OculusVR SDK and simple oculus rift DK2 / OpenGL test program

John Tsiombikas nuclear@mutantstargoat.com

7 September 2014

Edit: I have since ported this test program to use LibOVR 0.4.4, and works fine on both GNU/Linux and Windows.

Edit2: Updated the code to work with LibOVR 0.5.0.1, but unfortunately they removed the handy function which I was using to disable the obnoxious "health and safety warning". See the oculus developer guide on how to disable it system-wide instead.

I've been hacking with my new Oculus Rift DK2 on and off for the past couple of weeks now. I won't go into how awesome it is, or how VR is going to change the world, and save the universe or whatever; everybody who cares, knows everything about it by now. I'll just share my experiences so far in programming the damn thing, and post a very simple OpenGL test program I wrote last week to try it out, that might serve as a baseline.

OculusDK2 OpenGL test program

It's the early days of DK2 really, and it definitely shows. There’s a huge list of issues to be ironed out software-side by Oculus, and DK2 development is a bit of a pain in the ass at the moment.

First and foremost, there's no GNU/Linux support in the oculus driver/SDK (current version 0.4.2) yet. That's what we get for relying on proprietary crap, so there's no point in whining about it. We should bite the bullet and write a free software replacement or shut the fuck up really. OpenHMD looks like a good start, although it still only does rotation tracking, and doesn't utilize the IR camera to calculate the head position. Haven't tried it yet because I'm lazy, but using and improving it is the only future-proof way to go really. For now I'm stuck on my old nemesis: windows, due to the oculus sdk.

Second issue, is that even on windows, the focus up to now is really Direct3D 11 support. The oculus driver does a weird stunt to let programs output to the rift display, without having it act as another monitor that shows part of the desktop and confuse users. That mode is called "direct-to-rift" and it really doesn't work at all for OpenGL programs at the moment. As I don't have any intention of hacking Direct3D code again in my life (I've had my fill in the past), I'm stuck in extended desktop mode, and I’m also missing a couple of features that are still D3D-only in the SDK. Hopefully this too will be fixed soon. Again, proprietary software problems, so not much that can be done about it other than begging oculus to fix it in the next release.
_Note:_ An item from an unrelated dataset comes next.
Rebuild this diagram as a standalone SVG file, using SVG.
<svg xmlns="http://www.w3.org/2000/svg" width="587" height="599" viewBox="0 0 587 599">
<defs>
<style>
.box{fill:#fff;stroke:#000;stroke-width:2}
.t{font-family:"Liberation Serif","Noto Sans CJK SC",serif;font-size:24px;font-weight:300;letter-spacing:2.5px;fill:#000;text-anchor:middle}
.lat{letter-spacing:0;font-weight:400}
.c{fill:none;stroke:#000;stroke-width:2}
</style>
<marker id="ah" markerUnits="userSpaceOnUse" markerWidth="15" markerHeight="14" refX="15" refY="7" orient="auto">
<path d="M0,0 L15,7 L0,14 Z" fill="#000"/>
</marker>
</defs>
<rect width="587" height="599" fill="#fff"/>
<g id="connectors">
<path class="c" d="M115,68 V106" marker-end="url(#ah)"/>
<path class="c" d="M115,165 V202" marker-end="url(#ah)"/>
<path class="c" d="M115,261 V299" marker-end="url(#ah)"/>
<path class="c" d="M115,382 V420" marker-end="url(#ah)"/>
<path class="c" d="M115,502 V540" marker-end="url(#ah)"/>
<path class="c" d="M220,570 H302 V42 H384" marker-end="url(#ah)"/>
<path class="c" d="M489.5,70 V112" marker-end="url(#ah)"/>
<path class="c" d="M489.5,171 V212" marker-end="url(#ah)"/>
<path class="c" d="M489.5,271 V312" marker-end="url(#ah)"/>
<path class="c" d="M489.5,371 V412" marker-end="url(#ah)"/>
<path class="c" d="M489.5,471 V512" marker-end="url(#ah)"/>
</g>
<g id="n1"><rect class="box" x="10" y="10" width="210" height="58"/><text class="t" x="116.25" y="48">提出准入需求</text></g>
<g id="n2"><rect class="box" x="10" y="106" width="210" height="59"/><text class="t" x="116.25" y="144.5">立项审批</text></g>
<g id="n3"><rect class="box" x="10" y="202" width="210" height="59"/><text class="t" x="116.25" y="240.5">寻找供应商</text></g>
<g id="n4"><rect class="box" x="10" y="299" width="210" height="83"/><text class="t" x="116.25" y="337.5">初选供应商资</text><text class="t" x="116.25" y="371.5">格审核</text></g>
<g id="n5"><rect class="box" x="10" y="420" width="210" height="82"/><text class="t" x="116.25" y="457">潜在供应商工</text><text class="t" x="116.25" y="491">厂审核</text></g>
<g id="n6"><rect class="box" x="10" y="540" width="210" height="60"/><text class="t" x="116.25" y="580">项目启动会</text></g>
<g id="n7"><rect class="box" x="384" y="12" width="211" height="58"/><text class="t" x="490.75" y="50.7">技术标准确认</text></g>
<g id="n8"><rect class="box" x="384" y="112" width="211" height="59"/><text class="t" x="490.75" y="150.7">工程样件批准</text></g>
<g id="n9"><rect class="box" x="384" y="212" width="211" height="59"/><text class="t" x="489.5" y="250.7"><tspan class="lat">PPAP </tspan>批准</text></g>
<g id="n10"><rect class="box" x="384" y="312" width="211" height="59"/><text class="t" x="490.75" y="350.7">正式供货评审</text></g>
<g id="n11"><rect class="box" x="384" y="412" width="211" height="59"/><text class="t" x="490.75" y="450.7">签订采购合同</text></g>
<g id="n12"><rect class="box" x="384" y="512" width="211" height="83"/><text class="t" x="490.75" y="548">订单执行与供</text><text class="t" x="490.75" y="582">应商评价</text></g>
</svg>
There are other, relatively minor issues, like a really annoying and completely ridiculous health and safety warning that pops up every time an application initializes the oculus rift, but I'll not dwell on how stupid that is, since it thankfully can be disabled by calling a private internal SDK function (see example code at the end).

So anyway, onwards to the SDK and how to program for the rift. One huge improvement since the last time I did anything for the Oculus Rift DK1 with SDK 0.2.x, is the new C API they've added. The old ad-hoc set of C++ classes was really a joke, and even though the new API isn't exactly what I'd call elegant, it's definitely much more usable.
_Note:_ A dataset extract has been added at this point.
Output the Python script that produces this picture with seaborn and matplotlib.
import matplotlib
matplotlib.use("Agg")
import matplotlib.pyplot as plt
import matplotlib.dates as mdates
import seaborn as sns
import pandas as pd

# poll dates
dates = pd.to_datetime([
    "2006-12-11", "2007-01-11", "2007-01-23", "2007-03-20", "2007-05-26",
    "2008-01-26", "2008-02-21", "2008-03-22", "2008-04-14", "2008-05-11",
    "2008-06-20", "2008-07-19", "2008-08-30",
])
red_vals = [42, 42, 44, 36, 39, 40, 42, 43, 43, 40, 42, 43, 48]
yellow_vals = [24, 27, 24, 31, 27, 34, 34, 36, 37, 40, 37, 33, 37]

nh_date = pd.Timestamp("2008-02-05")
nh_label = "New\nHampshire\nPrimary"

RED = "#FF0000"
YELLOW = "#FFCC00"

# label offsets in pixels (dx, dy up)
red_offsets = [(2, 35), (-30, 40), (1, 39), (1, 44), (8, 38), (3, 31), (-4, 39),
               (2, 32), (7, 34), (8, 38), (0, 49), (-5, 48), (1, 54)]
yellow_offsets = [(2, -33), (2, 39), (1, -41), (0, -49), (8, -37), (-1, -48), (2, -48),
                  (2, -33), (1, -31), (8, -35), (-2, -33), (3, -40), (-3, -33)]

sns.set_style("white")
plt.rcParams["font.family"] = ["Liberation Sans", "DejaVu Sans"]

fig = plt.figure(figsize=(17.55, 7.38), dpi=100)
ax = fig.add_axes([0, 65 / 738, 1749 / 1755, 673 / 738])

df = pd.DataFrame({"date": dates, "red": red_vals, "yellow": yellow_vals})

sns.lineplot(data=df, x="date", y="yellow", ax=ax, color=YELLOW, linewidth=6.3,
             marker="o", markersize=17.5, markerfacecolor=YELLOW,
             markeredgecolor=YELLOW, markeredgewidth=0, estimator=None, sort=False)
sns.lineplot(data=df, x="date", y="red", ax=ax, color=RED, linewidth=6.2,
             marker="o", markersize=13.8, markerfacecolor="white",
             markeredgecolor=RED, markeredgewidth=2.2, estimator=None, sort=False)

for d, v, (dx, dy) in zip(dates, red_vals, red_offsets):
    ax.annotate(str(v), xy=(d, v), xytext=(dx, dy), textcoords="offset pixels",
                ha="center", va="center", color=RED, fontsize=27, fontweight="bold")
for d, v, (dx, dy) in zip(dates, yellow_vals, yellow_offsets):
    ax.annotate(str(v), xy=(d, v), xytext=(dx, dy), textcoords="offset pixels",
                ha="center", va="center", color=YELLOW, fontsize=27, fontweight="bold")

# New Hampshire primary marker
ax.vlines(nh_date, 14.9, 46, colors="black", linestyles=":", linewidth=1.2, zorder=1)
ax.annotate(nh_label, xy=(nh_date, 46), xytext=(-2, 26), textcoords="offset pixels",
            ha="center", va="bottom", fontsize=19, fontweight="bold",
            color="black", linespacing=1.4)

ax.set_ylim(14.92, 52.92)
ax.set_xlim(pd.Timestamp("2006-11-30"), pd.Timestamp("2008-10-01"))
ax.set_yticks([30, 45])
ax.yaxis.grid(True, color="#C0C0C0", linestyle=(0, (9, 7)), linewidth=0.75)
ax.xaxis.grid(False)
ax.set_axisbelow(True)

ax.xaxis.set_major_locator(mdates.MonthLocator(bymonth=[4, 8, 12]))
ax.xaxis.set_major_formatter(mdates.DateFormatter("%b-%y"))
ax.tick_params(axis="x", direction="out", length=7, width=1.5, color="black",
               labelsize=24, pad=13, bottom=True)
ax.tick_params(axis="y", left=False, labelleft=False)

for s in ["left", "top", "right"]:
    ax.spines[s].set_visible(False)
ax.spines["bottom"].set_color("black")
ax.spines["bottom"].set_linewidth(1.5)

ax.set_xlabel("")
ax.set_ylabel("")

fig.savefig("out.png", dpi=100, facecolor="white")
With the old SDK, one would have to render each eye's view to a texture using the projection matrix and orientation quaternions supplied by the SDK. Then draw both images onto the display itself taking care to pre-distort the image in order to counteract the pincushion effect produced by the rift's lenses. The distortion algorithm was specified in the documentation as a barrel distortion, with specific radial scaling parameters, and an accompanying sample HLSL shader program to implement it, but was otherwise left to the application.

The new SDK, while still being able to work in a similar way (which is now dubbed: "client distortion rendering" in the documentation), also provides a higher level interface (SDK-based distortion) which given the rendered texture(s), takes care of presenting it properly distorted and corrected onto the rift's display. The benefits of this new approach are obviously that future releases may improve the distortion and chromatic abberation correction algorithms without extra effort on the app-side, but also since the SDK now knows the time interval between requesting head-tracking information and final drawing to the HMD, it can do funky hacks to reduce apparent latency, and make the VR experience much smoother.

Here's an overview of the tasks required by the application, to utilize the oculus rift through the Oculus SDK (0.4.2):

I wrote a very simple test program (see screenshot at the top of this article), demonstrating all of the above and released it as public domain. You may grab the code from my mercurial repository: http://nuclear.mutantstargoat.com/hg/oculus2. To compile it you'll need the Oculus SDK library, SDL2, and GLEW. The repo includes VS2013 project files to build on windows. As soon as the GNU/Linux version of the Oculus SDK is released, I'll port it and push an updated version.

In closing, I just have to mention a new project I started last week called libgoatvr. It's a VR abstraction library, which presents a simple unified API for VR programs, while supporting multiple runtime-switchable backends such as the oculus SDK and OpenHMD. I intend to base all my future VR projects on this library, so that I can switch back and forth between the various VR backends effortlessly, to try new features, avoid vendor lock-in, and stop relying solely on the whims of a proprietary SDK developer.